--- Begin ---
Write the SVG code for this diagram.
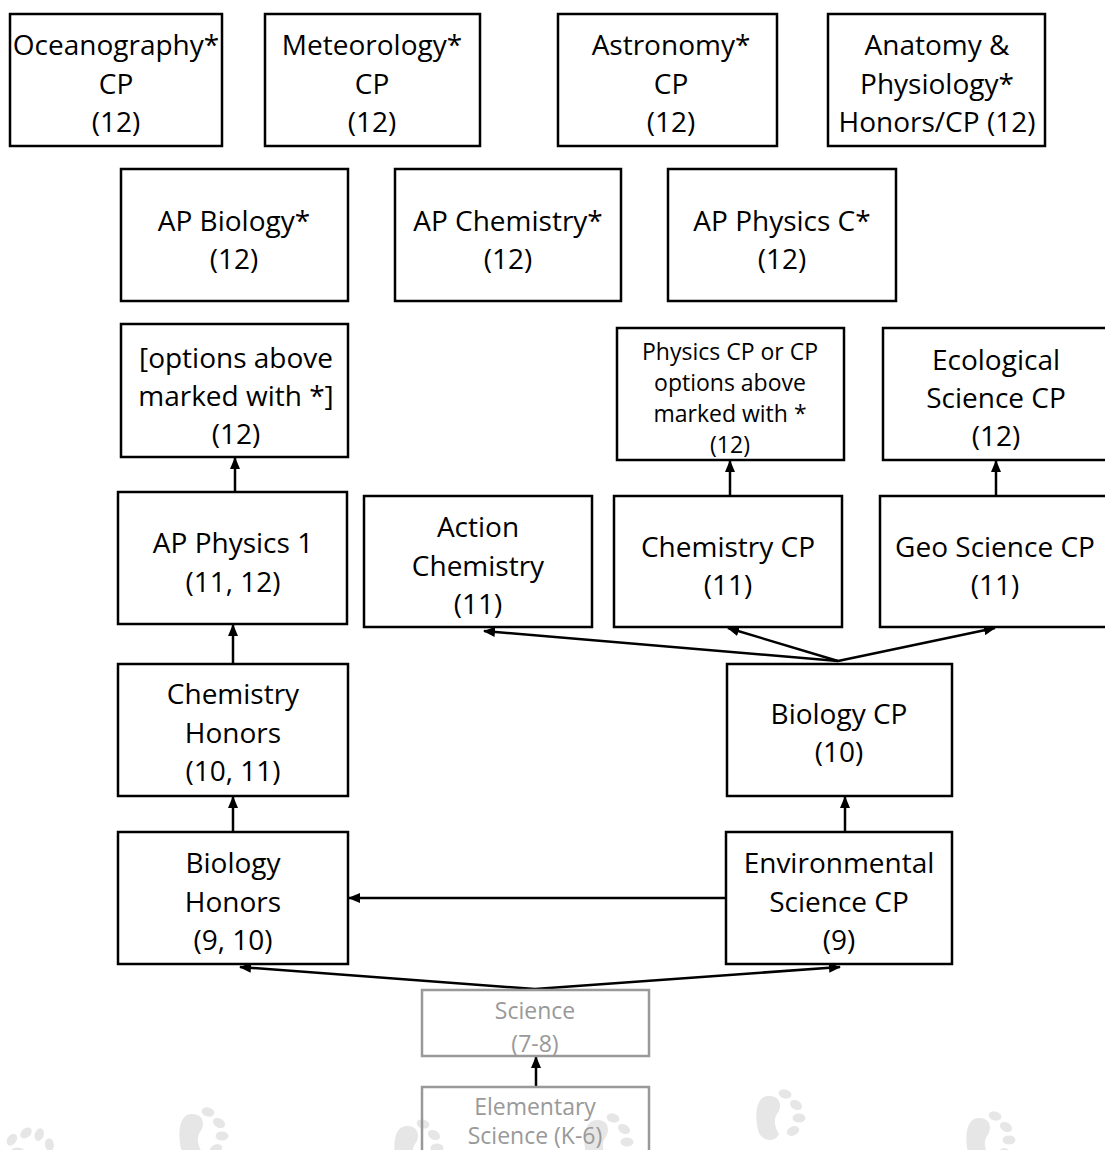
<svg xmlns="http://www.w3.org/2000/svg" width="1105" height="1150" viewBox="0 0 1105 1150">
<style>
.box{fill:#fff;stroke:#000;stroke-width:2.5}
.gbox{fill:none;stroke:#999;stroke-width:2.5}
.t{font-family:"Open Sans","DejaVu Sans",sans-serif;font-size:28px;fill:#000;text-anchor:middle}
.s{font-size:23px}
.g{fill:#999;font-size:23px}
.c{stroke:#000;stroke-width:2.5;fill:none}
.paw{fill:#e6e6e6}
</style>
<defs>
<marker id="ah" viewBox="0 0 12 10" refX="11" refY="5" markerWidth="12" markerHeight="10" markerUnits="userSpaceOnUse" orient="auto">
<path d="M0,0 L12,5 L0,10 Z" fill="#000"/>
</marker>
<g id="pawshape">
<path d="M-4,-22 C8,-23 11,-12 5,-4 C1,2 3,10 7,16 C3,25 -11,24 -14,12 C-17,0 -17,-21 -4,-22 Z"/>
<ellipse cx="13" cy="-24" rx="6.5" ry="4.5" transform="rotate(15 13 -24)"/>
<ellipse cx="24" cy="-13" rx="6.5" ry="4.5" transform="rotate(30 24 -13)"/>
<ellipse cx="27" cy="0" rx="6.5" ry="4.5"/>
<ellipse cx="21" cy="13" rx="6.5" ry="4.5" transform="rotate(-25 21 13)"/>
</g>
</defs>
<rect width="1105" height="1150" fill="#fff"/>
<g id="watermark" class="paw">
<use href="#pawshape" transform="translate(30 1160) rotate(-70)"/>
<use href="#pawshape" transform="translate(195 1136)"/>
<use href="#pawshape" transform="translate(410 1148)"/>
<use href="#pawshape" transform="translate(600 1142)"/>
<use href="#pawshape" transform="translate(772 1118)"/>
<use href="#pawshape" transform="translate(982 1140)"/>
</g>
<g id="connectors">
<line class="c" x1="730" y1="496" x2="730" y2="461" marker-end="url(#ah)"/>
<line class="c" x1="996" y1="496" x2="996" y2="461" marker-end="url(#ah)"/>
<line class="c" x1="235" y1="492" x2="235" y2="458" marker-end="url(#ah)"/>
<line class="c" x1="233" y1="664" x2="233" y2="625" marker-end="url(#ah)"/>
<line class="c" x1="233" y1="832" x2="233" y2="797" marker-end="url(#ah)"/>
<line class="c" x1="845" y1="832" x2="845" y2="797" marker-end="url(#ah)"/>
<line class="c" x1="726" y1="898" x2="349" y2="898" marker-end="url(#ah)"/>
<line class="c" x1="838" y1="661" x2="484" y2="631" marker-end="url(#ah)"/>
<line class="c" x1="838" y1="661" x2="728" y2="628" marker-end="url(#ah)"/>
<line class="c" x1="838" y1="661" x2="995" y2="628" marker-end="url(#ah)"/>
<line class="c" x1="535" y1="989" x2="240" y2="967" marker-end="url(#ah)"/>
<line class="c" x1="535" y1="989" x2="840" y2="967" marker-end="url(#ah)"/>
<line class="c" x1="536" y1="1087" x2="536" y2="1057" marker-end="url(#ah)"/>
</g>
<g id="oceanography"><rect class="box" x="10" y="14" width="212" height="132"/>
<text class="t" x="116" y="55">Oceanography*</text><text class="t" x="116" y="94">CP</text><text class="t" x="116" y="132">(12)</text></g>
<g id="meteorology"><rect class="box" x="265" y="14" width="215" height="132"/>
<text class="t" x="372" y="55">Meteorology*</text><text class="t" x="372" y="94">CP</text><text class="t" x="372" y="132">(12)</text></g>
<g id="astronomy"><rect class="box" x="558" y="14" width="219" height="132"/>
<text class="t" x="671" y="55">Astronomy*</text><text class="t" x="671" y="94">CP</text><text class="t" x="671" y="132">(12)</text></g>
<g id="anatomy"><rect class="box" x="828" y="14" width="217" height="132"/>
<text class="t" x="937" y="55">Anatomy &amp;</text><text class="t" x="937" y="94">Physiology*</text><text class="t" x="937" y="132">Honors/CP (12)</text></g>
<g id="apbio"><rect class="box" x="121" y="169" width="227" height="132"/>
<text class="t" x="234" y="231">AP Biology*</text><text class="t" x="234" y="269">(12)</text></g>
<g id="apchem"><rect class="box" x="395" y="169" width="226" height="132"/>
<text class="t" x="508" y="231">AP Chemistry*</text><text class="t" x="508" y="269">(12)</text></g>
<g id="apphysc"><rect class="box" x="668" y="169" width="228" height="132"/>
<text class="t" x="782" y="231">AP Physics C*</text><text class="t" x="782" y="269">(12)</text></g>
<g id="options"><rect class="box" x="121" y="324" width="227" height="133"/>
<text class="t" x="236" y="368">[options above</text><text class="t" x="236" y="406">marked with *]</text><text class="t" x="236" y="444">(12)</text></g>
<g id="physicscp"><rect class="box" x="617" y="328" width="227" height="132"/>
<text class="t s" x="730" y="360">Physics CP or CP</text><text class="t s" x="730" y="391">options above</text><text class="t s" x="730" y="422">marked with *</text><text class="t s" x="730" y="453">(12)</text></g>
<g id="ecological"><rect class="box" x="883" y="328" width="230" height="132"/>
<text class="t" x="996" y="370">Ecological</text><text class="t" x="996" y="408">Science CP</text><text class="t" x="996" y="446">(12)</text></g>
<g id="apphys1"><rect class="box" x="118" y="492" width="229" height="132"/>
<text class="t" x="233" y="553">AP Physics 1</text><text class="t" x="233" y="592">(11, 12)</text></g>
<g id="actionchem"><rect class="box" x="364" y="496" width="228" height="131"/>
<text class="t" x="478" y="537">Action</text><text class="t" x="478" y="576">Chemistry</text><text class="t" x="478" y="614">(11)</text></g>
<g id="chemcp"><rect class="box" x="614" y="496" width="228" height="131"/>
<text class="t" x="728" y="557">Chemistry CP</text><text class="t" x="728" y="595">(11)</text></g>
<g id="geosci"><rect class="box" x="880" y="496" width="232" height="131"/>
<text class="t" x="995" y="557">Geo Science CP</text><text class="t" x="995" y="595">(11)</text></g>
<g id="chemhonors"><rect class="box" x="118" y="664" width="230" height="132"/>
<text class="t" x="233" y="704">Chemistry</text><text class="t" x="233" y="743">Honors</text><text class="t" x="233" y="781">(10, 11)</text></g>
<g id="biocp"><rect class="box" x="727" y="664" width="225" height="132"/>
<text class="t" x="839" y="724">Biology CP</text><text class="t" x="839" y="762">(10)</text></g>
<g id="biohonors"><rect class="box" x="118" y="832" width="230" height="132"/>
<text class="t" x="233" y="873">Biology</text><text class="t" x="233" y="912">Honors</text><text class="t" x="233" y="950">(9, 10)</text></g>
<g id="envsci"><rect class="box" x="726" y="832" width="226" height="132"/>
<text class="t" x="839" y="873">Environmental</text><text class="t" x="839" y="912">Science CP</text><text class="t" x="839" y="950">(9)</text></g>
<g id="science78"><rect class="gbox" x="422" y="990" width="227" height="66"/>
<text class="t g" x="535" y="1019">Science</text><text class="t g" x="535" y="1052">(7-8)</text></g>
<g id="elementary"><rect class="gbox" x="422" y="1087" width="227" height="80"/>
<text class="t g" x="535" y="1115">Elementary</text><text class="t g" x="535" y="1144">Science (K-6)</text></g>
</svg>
--- End ---
--- Begin ---
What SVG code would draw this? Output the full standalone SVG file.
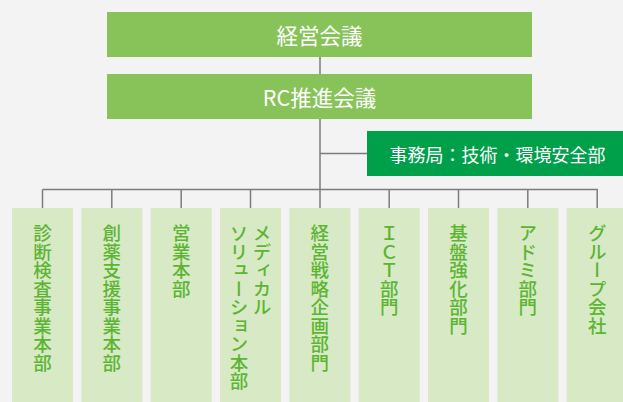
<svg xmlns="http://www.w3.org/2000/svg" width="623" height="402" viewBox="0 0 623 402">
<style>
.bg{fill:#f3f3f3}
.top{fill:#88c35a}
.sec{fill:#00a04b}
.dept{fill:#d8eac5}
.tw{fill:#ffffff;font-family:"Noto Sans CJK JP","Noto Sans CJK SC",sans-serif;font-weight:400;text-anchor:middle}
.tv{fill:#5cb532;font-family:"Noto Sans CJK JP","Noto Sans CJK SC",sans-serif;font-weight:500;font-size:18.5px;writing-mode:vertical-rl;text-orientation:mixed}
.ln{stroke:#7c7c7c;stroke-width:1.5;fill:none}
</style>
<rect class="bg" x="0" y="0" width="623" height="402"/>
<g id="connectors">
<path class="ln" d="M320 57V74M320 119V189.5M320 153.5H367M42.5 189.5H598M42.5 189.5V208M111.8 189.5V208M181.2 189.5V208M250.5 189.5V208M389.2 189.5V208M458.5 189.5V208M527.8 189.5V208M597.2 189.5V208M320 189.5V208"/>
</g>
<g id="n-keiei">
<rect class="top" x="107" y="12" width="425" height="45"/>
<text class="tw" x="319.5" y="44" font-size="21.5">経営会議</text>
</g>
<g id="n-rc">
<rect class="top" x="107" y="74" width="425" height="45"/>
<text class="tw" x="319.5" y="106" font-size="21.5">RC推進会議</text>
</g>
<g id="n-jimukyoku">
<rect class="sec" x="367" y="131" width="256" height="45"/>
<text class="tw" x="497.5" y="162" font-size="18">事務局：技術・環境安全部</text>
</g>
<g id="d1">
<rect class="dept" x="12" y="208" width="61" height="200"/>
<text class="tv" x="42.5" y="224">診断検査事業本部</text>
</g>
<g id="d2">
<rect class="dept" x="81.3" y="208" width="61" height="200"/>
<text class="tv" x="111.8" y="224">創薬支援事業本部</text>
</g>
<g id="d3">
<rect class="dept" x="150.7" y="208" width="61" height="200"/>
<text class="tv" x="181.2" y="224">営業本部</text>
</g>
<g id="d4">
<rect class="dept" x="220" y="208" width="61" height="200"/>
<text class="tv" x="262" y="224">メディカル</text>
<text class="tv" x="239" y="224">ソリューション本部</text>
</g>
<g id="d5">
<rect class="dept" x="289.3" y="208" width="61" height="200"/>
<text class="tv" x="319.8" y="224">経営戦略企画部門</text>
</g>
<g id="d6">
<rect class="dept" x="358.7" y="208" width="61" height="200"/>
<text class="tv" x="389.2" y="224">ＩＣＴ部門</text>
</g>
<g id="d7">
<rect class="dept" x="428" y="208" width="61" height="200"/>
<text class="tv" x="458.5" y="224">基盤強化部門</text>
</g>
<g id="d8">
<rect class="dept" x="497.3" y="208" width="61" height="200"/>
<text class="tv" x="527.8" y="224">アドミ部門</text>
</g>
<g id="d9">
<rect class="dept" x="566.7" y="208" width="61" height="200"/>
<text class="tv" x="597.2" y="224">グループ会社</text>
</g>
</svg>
--- End ---
* [GIVEN INSTRUCTION]:
Select and copy every line from the records that includes the word "this".

* [TASK ANSWER]:
Write the SVG code for this diagram.
What SVG code would draw this? Output the full standalone SVG file.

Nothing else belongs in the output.